Celebrating what students learn in gen ed is another important way to highlight the importance of the program. When student awards and opportunities are only available within and through majors, students understandably read those programs as being more valuable to their educational experience.

We also ensure that we’re living up to our promises by undertaking thoughtful and robust assessment and program improvement efforts that engage instructors and other campus stakeholders in conversations about how best to support the success of our students. Program improvement requires thoughtful conversations about advising and student support services, but it also requires conversations about curriculum and pedagogy. Faculty members, in other words, have to be empowered to take the lead in program improvement at both the institutional and the classroom level, with the support of administrators. This might involve leveraging existing units like a center for teaching and learning. But it might also require dedicated initiatives that are specific to gen ed’s unique needs.
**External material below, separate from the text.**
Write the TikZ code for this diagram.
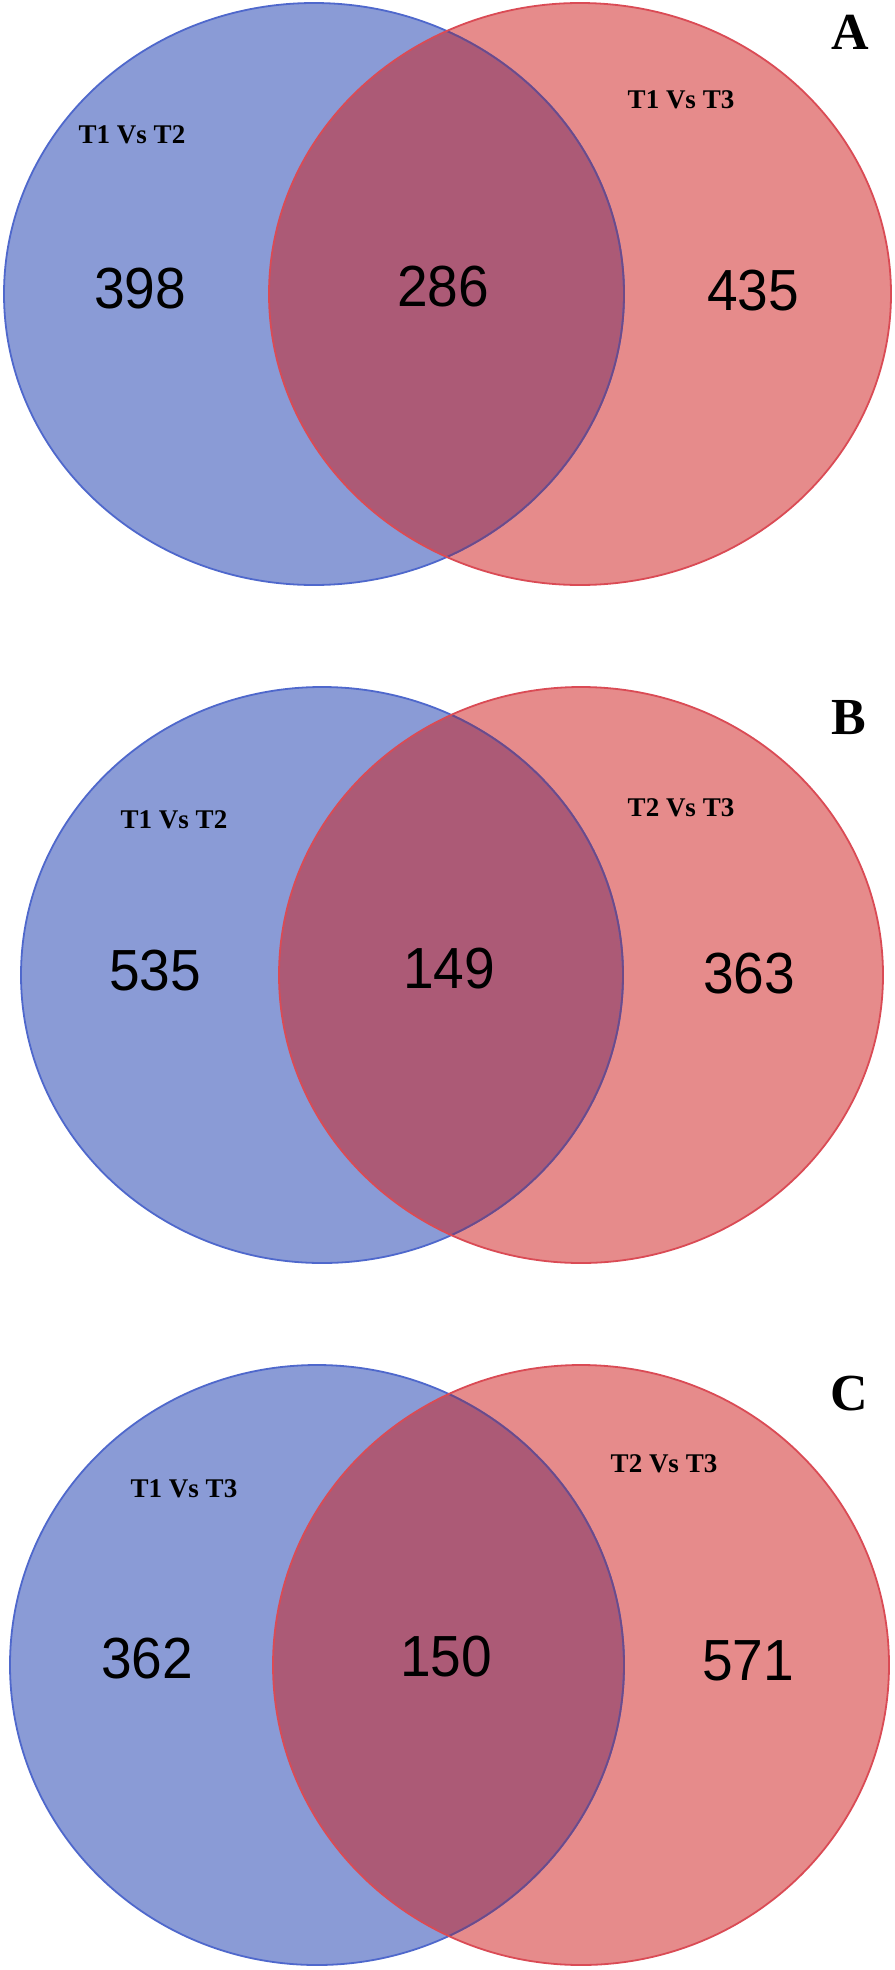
\documentclass[tikz,border=0pt]{standalone}
\usepackage{fontspec}
\setmainfont{Liberation Serif}
\newfontfamily\numfont[FakeStretch=0.95]{Liberation Sans}
\definecolor{bfill}{HTML}{8A9BD6}
\definecolor{rfill}{HTML}{E68B8B}
\definecolor{ifill}{HTML}{AC5A76}
\definecolor{bline}{HTML}{4F68CC}
\definecolor{rline}{HTML}{DA4B55}
\definecolor{iline}{HTML}{6E4A88}
\begin{document}
\begin{tikzpicture}[x=1pt,y=-1pt,
  num/.style={font=\numfont\fontsize{58}{58}\selectfont, inner sep=0pt},
  lab/.style={font=\bfseries\fontsize{27}{27}\selectfont, inner sep=0pt},
  panel/.style={font=\bfseries\fontsize{52}{52}\selectfont, inner sep=0pt},
  edge/.style={line width=1.8pt}]
\useasboundingbox (0,0) rectangle (894,1970);
\fill[white] (0,0) rectangle (894,1970);

% ---------- Panel A ----------
\fill[bfill] (314,294) ellipse [x radius=310pt, y radius=291pt];
\fill[rfill] (580,294) ellipse [x radius=311pt, y radius=291pt];
\begin{scope}
  \clip (314,294) ellipse [x radius=310pt, y radius=291pt];
  \fill[ifill] (580,294) ellipse [x radius=311pt, y radius=291pt];
\end{scope}
\draw[edge, bline] (314,294) ellipse [x radius=310pt, y radius=291pt];
\begin{scope}
  \clip (580,294) ellipse [x radius=311pt, y radius=291pt];
  \draw[edge, iline] (314,294) ellipse [x radius=310pt, y radius=291pt];
\end{scope}
\draw[edge, rline] (580,294) ellipse [x radius=311pt, y radius=291pt];
\node[num] (a1) at (140,289) {398};
\node[num] (a2) at (443,287) {286};
\node[num] (a3) at (753,291) {435};
\node[lab] (al1) at (132,135) {T1 Vs T2};
\node[lab] (al2) at (681,100) {T1 Vs T3};
\node[panel] (pa) at (850,32) {A};

% ---------- Panel B ----------
\fill[bfill] (322,975) ellipse [x radius=301pt, y radius=288pt];
\fill[rfill] (581,975) ellipse [x radius=302pt, y radius=288pt];
\begin{scope}
  \clip (322,975) ellipse [x radius=301pt, y radius=288pt];
  \fill[ifill] (581,975) ellipse [x radius=302pt, y radius=288pt];
\end{scope}
\draw[edge, bline] (322,975) ellipse [x radius=301pt, y radius=288pt];
\begin{scope}
  \clip (581,975) ellipse [x radius=302pt, y radius=288pt];
  \draw[edge, iline] (322,975) ellipse [x radius=301pt, y radius=288pt];
\end{scope}
\draw[edge, rline] (581,975) ellipse [x radius=302pt, y radius=288pt];
\node[num] (b1) at (155,971) {535};
\node[num] (b2) at (449,969) {149};
\node[num] (b3) at (749,974) {363};
\node[lab] (bl1) at (174,820) {T1 Vs T2};
\node[lab] (bl2) at (681,808) {T2 Vs T3};
\node[panel] (pb) at (849,718) {B};

% ---------- Panel C ----------
\fill[bfill] (317,1665) ellipse [x radius=307pt, y radius=300pt];
\fill[rfill] (581,1665) ellipse [x radius=308pt, y radius=300pt];
\begin{scope}
  \clip (317,1665) ellipse [x radius=307pt, y radius=300pt];
  \fill[ifill] (581,1665) ellipse [x radius=308pt, y radius=300pt];
\end{scope}
\draw[edge, bline] (317,1665) ellipse [x radius=307pt, y radius=300pt];
\begin{scope}
  \clip (581,1665) ellipse [x radius=308pt, y radius=300pt];
  \draw[edge, iline] (317,1665) ellipse [x radius=307pt, y radius=300pt];
\end{scope}
\draw[edge, rline] (581,1665) ellipse [x radius=308pt, y radius=300pt];
\node[num] (c1) at (147,1659) {362};
\node[num] (c2) at (446,1657) {150};
\node[num] (c3) at (748,1661) {571};
\node[lab] (cl1) at (184,1489) {T1 Vs T3};
\node[lab] (cl2) at (664,1464) {T2 Vs T3};
\node[panel] (pc) at (849,1394) {C};
\end{tikzpicture}
\end{document}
Throughout the provosts’ survey, there was a persistent disconnect between the perceived importance and the actual investment and resources dedicated to undergraduate education. University administrators—especially these days—are dealing with enormous demands and challenges. It’s easy to let something like gen ed float past. It’s probably not a fire that needs to be put out—at least not yet. But as we all rightly worry about various challenges facing higher ed today—the impending demographic cliff and its impact on enrollments, questions about the value of higher education, decreasing state funding, and increasing oversight—we also need to be thinking about the education we are providing students and how we communicate its value. That doesn’t require pandering. Yes, parents and students are worried about jobs after college. But that shouldn’t mean that we disinvest in general education and focus on career training. Instead, we need to increase our investments in core programs that help students become adaptable lifelong learners. And we need to explain that value to all members of our community early and often.

Supporting gen ed doesn’t have to mean allocating a large amount of money, but it does require attention and intention. Undergraduate education—and general education—is only successful if we listen to and empower the people doing that work. So, if you believe it’s important, how are you funding it? Who is involved in making the decisions? What is motivating our action? And how are we following up on our promises?